Leave out all pictures and give back precisely the lines from the line with "Emit a Python" to the line with "fig = plt.figure(figsize=(5.74, 3.27), dpi=100)", including those two lines.
Start of RECORDS TO USE
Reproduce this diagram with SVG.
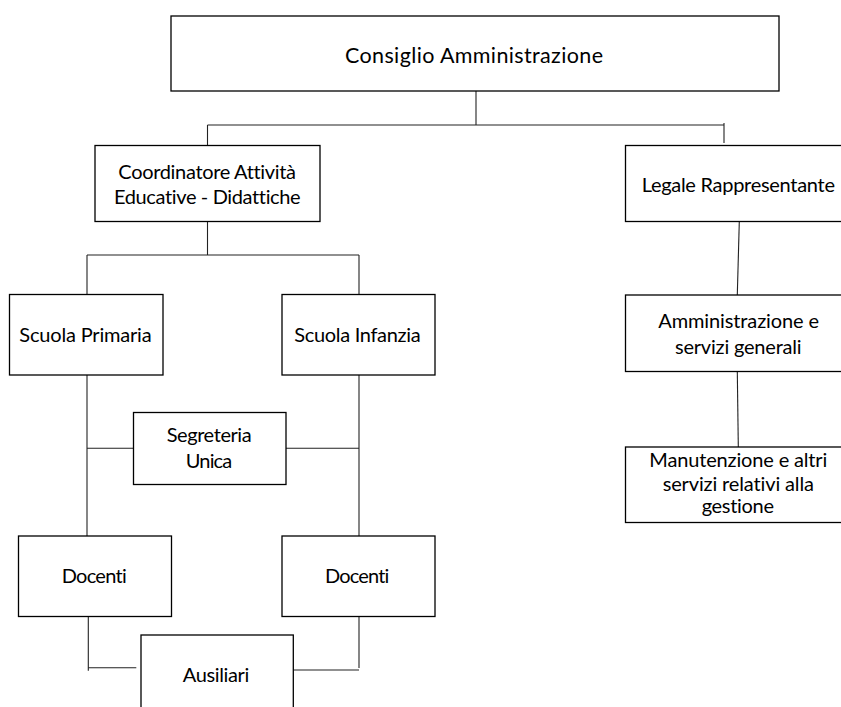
<svg xmlns="http://www.w3.org/2000/svg" width="841" height="707" viewBox="0 0 841 707">
<style>
.box{fill:#fff;stroke:#000;stroke-width:1.3}
.t{font-family:Lato,"Liberation Sans",sans-serif;font-size:20px;fill:#000;text-anchor:middle;font-variant-ligatures:none}
.c{fill:none;stroke:#222;stroke-width:1.1}
</style>
<rect width="841" height="707" fill="#fff"/>
<g id="connectors">
<line class="c" x1="476" y1="91" x2="476" y2="125"/>
<line class="c" x1="207.5" y1="125" x2="724" y2="125"/>
<line class="c" x1="207.5" y1="125" x2="207.5" y2="145.5"/>
<line class="c" x1="724" y1="123" x2="724" y2="143"/>
<line class="c" x1="207.5" y1="221.5" x2="207.5" y2="255"/>
<line class="c" x1="87" y1="255" x2="359" y2="255"/>
<line class="c" x1="87" y1="255" x2="87" y2="294.5"/>
<line class="c" x1="359" y1="255" x2="359" y2="294.5"/>
<line class="c" x1="87" y1="375" x2="87" y2="536"/>
<line class="c" x1="359" y1="375" x2="359" y2="536"/>
<line class="c" x1="87" y1="448.3" x2="133.5" y2="448.3"/>
<line class="c" x1="286" y1="448.3" x2="359" y2="448.3"/>
<polyline class="c" points="88.3,616.5 88.3,670.7"/>
<line class="c" x1="88.3" y1="667.7" x2="136.3" y2="667.7"/>
<polyline class="c" points="359,614 359,668"/>
<line class="c" x1="293.3" y1="670" x2="359" y2="670"/>
<line class="c" x1="739.3" y1="221.5" x2="737.3" y2="295"/>
<line class="c" x1="737.3" y1="371.5" x2="738.3" y2="447"/>
</g>
<g id="consiglio">
<rect class="box" x="171" y="16" width="608" height="75"/>
<text class="t" x="474" y="63" textLength="258" style="font-size:21.5px">Consiglio Amministrazione</text>
</g>
<g id="coordinatore">
<rect class="box" x="95" y="145.5" width="225" height="76"/>
<text class="t" x="207.2" y="178.5" textLength="177.7">Coordinatore Attività</text>
<text class="t" x="207.3" y="204" textLength="186.7">Educative - Didattiche</text>
</g>
<g id="legale">
<rect class="box" x="625.5" y="145.5" width="230" height="76"/>
<text class="t" x="738.3" y="191.5" textLength="193.3">Legale Rappresentante</text>
</g>
<g id="primaria">
<rect class="box" x="9.5" y="294.5" width="153.5" height="80.5"/>
<text class="t" x="85.5" y="342" textLength="132.4">Scuola Primaria</text>
</g>
<g id="infanzia">
<rect class="box" x="282" y="294.5" width="153" height="80.5"/>
<text class="t" x="357.5" y="342" textLength="126.4">Scuola Infanzia</text>
</g>
<g id="segreteria">
<rect class="box" x="133.5" y="412.5" width="152.5" height="72"/>
<text class="t" x="209.2" y="441.7" textLength="85">Segreteria</text>
<text class="t" x="209" y="468.3" textLength="46.6">Unica</text>
</g>
<g id="docenti-primaria">
<rect class="box" x="18.5" y="536" width="153" height="80.5"/>
<text class="t" x="94.2" y="583.3" textLength="65">Docenti</text>
</g>
<g id="docenti-infanzia">
<rect class="box" x="282" y="536" width="153" height="80.5"/>
<text class="t" x="357.2" y="583.3" textLength="64.3">Docenti</text>
</g>
<g id="ausiliari">
<rect class="box" x="141" y="635" width="152.3" height="90"/>
<text class="t" x="216" y="682.3" textLength="66.6">Ausiliari</text>
</g>
<g id="amministrazione">
<rect class="box" x="625.5" y="295" width="230" height="76.5"/>
<text class="t" x="738.7" y="328.3" textLength="160.7">Amministrazione e</text>
<text class="t" x="738.3" y="354" textLength="126.7">servizi generali</text>
</g>
<g id="manutenzione">
<rect class="box" x="625.5" y="447" width="230" height="75.5"/>
<text class="t" x="738.3" y="467.3" textLength="178">Manutenzione e altri</text>
<text class="t" x="738.3" y="490.7" textLength="151.3">servizi relativi alla</text>
<text class="t" x="737.8" y="512.7" textLength="72.3">gestione</text>
</g>
</svg>
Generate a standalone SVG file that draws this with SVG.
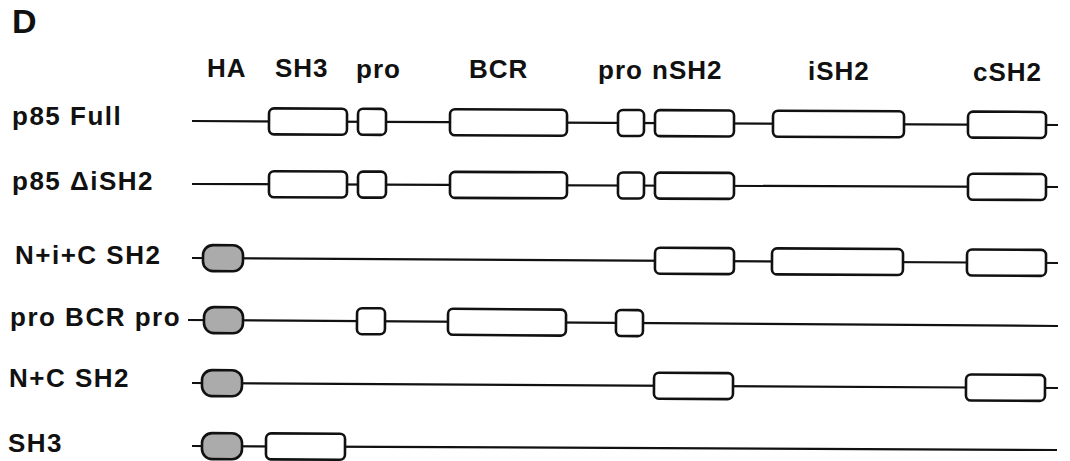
<svg xmlns="http://www.w3.org/2000/svg" width="1070" height="461" viewBox="0 0 1070 461">
<style>
  text { font-family: "Liberation Sans", Arial, sans-serif; font-weight: bold; fill: #111; }
  .title { font-size: 34px; }
  .hdr { font-size: 26px; letter-spacing: 1px; }
  .lbl { font-size: 26px; letter-spacing: 1.5px; }
  .ln { stroke: #111; stroke-width: 2.2; fill: none; }
  .box { fill: #fff; stroke: #111; stroke-width: 2.6; }
  .ha { fill: #ababab; stroke: #111; stroke-width: 2.6; }
</style>
<rect width="1070" height="461" fill="#fff"/>
<text class="title" x="12" y="33">D</text>
<g id="headers">
  <text class="hdr" x="207" y="77">HA</text>
  <text class="hdr" x="275" y="77">SH3</text>
  <text class="hdr" x="356" y="78">pro</text>
  <text class="hdr" x="469" y="78">BCR</text>
  <text class="hdr" x="598" y="79">pro</text>
  <text class="hdr" x="652" y="79">nSH2</text>
  <text class="hdr" x="808" y="80">iSH2</text>
  <text class="hdr" x="973" y="81">cSH2</text>
</g>
<g id="labels">
  <text class="lbl" x="12" y="125">p85 Full</text>
  <text class="lbl" x="12" y="190">p85 ΔiSH2</text>
  <text class="lbl" x="15" y="264">N+i+C SH2</text>
  <text class="lbl" x="10" y="326">pro BCR pro</text>
  <text class="lbl" x="9" y="387">N+C SH2</text>
  <text class="lbl" x="8" y="452">SH3</text>
</g>
<g id="connectors">
  <line class="ln" x1="192" y1="121" x2="1058" y2="125"/>
  <line class="ln" x1="192" y1="184" x2="1058" y2="187"/>
  <line class="ln" x1="192" y1="258" x2="1058" y2="263"/>
  <line class="ln" x1="188" y1="320" x2="1058" y2="326"/>
  <line class="ln" x1="192" y1="383" x2="1058" y2="388"/>
  <line class="ln" x1="192" y1="446" x2="1057" y2="450"/>
</g>
<g id="row-p85-full" transform="rotate(0.265 192 121)">
  <rect class="box" x="269" y="108" width="78" height="26" rx="5"/>
  <rect class="box" x="358" y="108" width="28" height="26" rx="5"/>
  <rect class="box" x="450" y="108" width="117" height="26" rx="5"/>
  <rect class="box" x="618" y="108" width="26" height="26" rx="5"/>
  <rect class="box" x="655" y="108" width="79" height="26" rx="5"/>
  <rect class="box" x="773" y="108" width="131" height="26" rx="5"/>
  <rect class="box" x="968" y="108" width="78" height="26" rx="5"/>
</g>
<g id="row-p85-delta-isH2" transform="rotate(0.2 192 184)">
  <rect class="box" x="269" y="171" width="78" height="26" rx="5"/>
  <rect class="box" x="358" y="171" width="28" height="26" rx="5"/>
  <rect class="box" x="450" y="171" width="117" height="26" rx="5"/>
  <rect class="box" x="618" y="171" width="26" height="26" rx="5"/>
  <rect class="box" x="655" y="171" width="79" height="26" rx="5"/>
  <rect class="box" x="968" y="171" width="78" height="26" rx="5"/>
</g>
<g id="row-n-i-c-sh2" transform="rotate(0.33 192 258)">
  <rect class="ha" x="203" y="245" width="40" height="26" rx="10"/>
  <rect class="box" x="655" y="245" width="79" height="26" rx="5"/>
  <rect class="box" x="772" y="245" width="131" height="26" rx="5"/>
  <rect class="box" x="967" y="245" width="79" height="26" rx="5"/>
</g>
<g id="row-pro-bcr-pro" transform="rotate(0.4 192 320)">
  <rect class="ha" x="204" y="307" width="39" height="26" rx="10"/>
  <rect class="box" x="357" y="307" width="28" height="26" rx="5"/>
  <rect class="box" x="448" y="307" width="118" height="26" rx="5"/>
  <rect class="box" x="616" y="307" width="27" height="26" rx="5"/>
</g>
<g id="row-n-c-sh2" transform="rotate(0.33 192 383)">
  <rect class="ha" x="202" y="370" width="40" height="26" rx="10"/>
  <rect class="box" x="654" y="370" width="79" height="26" rx="5"/>
  <rect class="box" x="966" y="370" width="79" height="26" rx="5"/>
</g>
<g id="row-sh3" transform="rotate(0.265 192 446)">
  <rect class="ha" x="202" y="433" width="40" height="26" rx="10"/>
  <rect class="box" x="266" y="433" width="79" height="26" rx="5"/>
</g>
</svg>
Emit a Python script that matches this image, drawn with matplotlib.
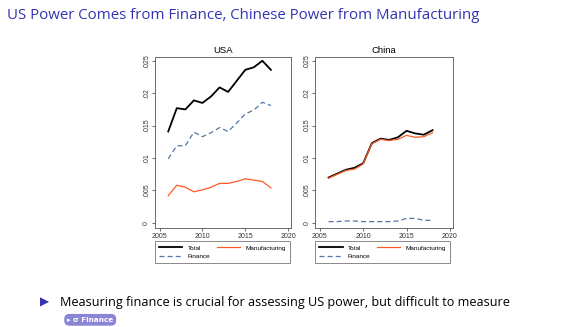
import matplotlib
matplotlib.use("Agg")
import matplotlib.pyplot as plt

years = list(range(2006, 2019))

usa_total = [.0141, .0177, .0175, .0189, .0185, .0195, .0209, .0202, .0219, .0236, .0240, .0250, .0236]
usa_finance = [.0099, .0119, .0119, .0140, .0133, .0139, .0147, .0141, .0154, .0168, .0174, .0186, .0181]
usa_manuf = [.0042, .0058, .0055, .0048, .0051, .0055, .0061, .0061, .0064, .0068, .0066, .0064, .0054]

chn_total = [.0070, .0076, .0082, .0085, .0092, .0123, .0130, .0128, .0132, .0142, .0138, .0136, .0143]
chn_finance = [.0002, .0002, .0003, .0003, .0002, .0002, .0002, .0002, .0003, .0007, .0007, .0004, .0004]
chn_manuf = [.0069, .0075, .0081, .0083, .0091, .0122, .0129, .0127, .0129, .0135, .0132, .0133, .0139]

yticks = [0, .005, .01, .015, .02, .025]
ytick_labels = ["0", ".005", ".01", ".015", ".02", ".025"]
xticks = [2005, 2010, 2015, 2020]

c_total = "black"
c_manuf = "#ff5a24"
c_fin = "#5677a0"
c_title = "#3333b2"

plt.rcParams["font.family"] = ["Liberation Sans", "DejaVu Sans"]
fig = plt.figure(figsize=(5.74, 3.27), dpi=100)

fig.text(0.012, 0.952, "US Power Comes from Finance, Chinese Power from Manufacturing",
         color=c_title, fontsize=10.8, va="center", ha="left", family="Open Sans")


def panel(rect, name, total, manuf, fin):
    ax = fig.add_axes(rect)
    l1, = ax.plot(years, total, color=c_total, lw=1.3)
    l2, = ax.plot(years, manuf, color=c_manuf, lw=0.9)
    l3, = ax.plot(years, fin, color=c_fin, lw=0.9, ls=(0, (4, 2.5)))
    ax.set_xlim(2004.45, 2020.35)
    ax.set_ylim(-0.00077, 0.0256)
    ax.set_xticks(xticks)
    ax.set_yticks(yticks)
    ax.set_yticklabels(ytick_labels, rotation=90, va="center")
    ax.tick_params(labelsize=5, length=2, width=0.5, pad=1.5, colors="#333333")
    for s in ax.spines.values():
        s.set_linewidth(0.6)
        s.set_color("#555555")
    ax.set_title(name, fontsize=6.8, pad=2.5)
    leg = ax.legend([l1, l3, l2], ["Total", "Finance", "Manufacturing"], ncol=2,
                    loc="upper left", bbox_to_anchor=(0.0, -0.078),
                    fontsize=4.6, frameon=True, fancybox=False, edgecolor="#555555",
                    handlelength=3.7, columnspacing=1.0, handletextpad=0.8,
                    borderpad=0.6, labelspacing=0.45, borderaxespad=0)
    leg.get_frame().set_linewidth(0.6)
    return ax


panel([0.270, 0.303, 0.237, 0.523], "USA", usa_total, usa_manuf, usa_finance)
panel([0.549, 0.303, 0.240, 0.523], "China", chn_total, chn_manuf, chn_finance)

fig.text(0.070, 0.075, "\u25b6", color=c_title, fontsize=8.5, va="center", ha="left",
         family="DejaVu Sans")
fig.text(0.105, 0.075, "Measuring finance is crucial for assessing US power, but difficult to measure",
         color="black", fontsize=9.1, va="center", ha="left", family="Open Sans")
fig.text(0.117, 0.022, "\u25b8 \u03c3 Finance", color="white", fontsize=5.2, fontweight="bold",
         va="center", ha="left", family="DejaVu Sans",
         bbox=dict(boxstyle="round,pad=0.4,rounding_size=0.7", fc="#8a86d6", ec="none"))

fig.savefig("out.png", dpi=100)
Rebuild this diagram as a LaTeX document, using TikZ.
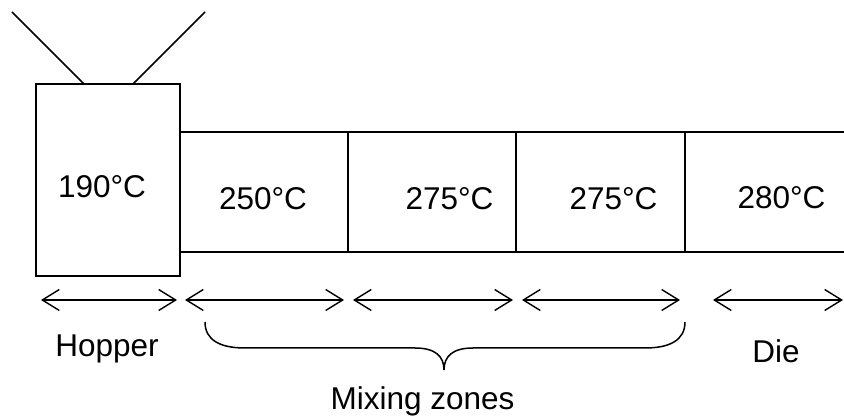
End of RECORDS TO USE
WRITTEN ANSWER
Emit a Python script that matches this image, drawn with matplotlib.
import matplotlib
matplotlib.use("Agg")
import matplotlib.pyplot as plt

years = list(range(2006, 2019))

usa_total = [.0141, .0177, .0175, .0189, .0185, .0195, .0209, .0202, .0219, .0236, .0240, .0250, .0236]
usa_finance = [.0099, .0119, .0119, .0140, .0133, .0139, .0147, .0141, .0154, .0168, .0174, .0186, .0181]
usa_manuf = [.0042, .0058, .0055, .0048, .0051, .0055, .0061, .0061, .0064, .0068, .0066, .0064, .0054]

chn_total = [.0070, .0076, .0082, .0085, .0092, .0123, .0130, .0128, .0132, .0142, .0138, .0136, .0143]
chn_finance = [.0002, .0002, .0003, .0003, .0002, .0002, .0002, .0002, .0003, .0007, .0007, .0004, .0004]
chn_manuf = [.0069, .0075, .0081, .0083, .0091, .0122, .0129, .0127, .0129, .0135, .0132, .0133, .0139]

yticks = [0, .005, .01, .015, .02, .025]
ytick_labels = ["0", ".005", ".01", ".015", ".02", ".025"]
xticks = [2005, 2010, 2015, 2020]

c_total = "black"
c_manuf = "#ff5a24"
c_fin = "#5677a0"
c_title = "#3333b2"

plt.rcParams["font.family"] = ["Liberation Sans", "DejaVu Sans"]
fig = plt.figure(figsize=(5.74, 3.27), dpi=100)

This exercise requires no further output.